Just when the King appears superhuman, he begins to commit the most glaring of faux pas. Six for seven from beyond the arc and while warding off the mythical Mamba himself. What beast shoots a step back 3-pointer from beyond 25-feet only to watch it splash down like a space capsule plummeting back to Earth after entering the Earth’s atmosphere? Lebron James does…but not in the closing seconds of a game.
The NBA All-Star game has a reputation for evolving before the very eyes of anxious enthusiasts. What begins as a glorified pick-up game featuring dainty defense metamorphoses to a bragging rights oriented slug fest in the waning minutes of the fourth quarter. And on February 26, 2012, Lebron James, also known as King James or the Chosen One or arguably the game’s greatest monster, rallied his forlorn Eastern Conference troops from 20-points down to close within one point of the West. James put on a masterful artistry of dominance and finesse. He sat at 36 points rivaling the West’s Kevin Durant when he found himself in the all-to-familiar position of human dagger. The funny thing was, he didn’t need to win the game; he just needed to shoot the ball.
Bron Bron the phenom earned the right to shoot the last shot by destroying everything in his pathway during the comeback effort. He’s the train out of control, with no brakes, blaring the air horn for the benefit of those anywhere near the tracks. But when the out-of-bounds play was drawn up for him, the ball ended up in the hands of Deron Williams who was willing to shoot but ill equipped for the impromptu role of hero. Why, that was King James’ job. But not to worry, fans thought, for the king wound up with an offensive rebound and plenty of tick for a 1-on-1 exhibition vs. his mentor Kobe “Bean” Bryant. Ah but once again, as if spellbound, his highness deferred to his teammate attempting a 20-foot pass through defensive traffic to Dwyane Wade which was ill fated. And alas, a rally in futility quickly became the fodder of today’s talk radio and lunch-time water cooler discussions. At 6’9” and 260 pounds, Lebron James’ freaksih athleticism is rivaled only by the inexplicable tendency of his to remove his size 16 shoe from the gas pedal. It’s hard to simply say that Lebron can’t finish games or that he doesn’t want to win. But maybe he lacks the heart of Simba who couldn’t wait to be King. Lebron James was actually being beckoned by his own friends on both sides of the contest yesterday, “Shoot the (expletive) ball.”
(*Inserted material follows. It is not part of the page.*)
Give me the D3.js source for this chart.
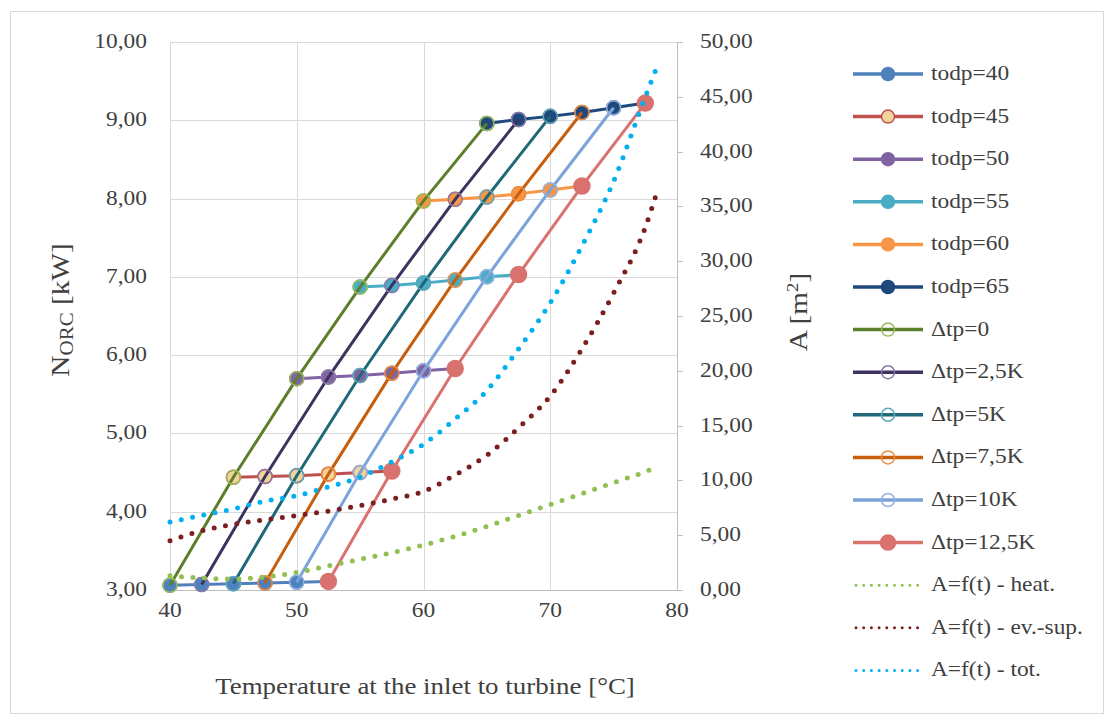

There’s a time to perform and a time to move beyond performance to risk. However, risk has that onomatopoeidic ring to it which connotes snatching victory from the proverbial jaws of derision or possibly becoming the object of ridicule. Most of us aren’t wired to gamble. Fortunately though, especially when you’re as gifted as Lebron, it ain’t even about what people say. It’s about me, you and the king learning how to risk failure because winning is as much a pursuit as it is a luxury. In the words of the now defunct MVP Kobe Muppet, “You got to be hungry Lebron….I’m talkin’ ‘bout STOMACH GROWLIN’.”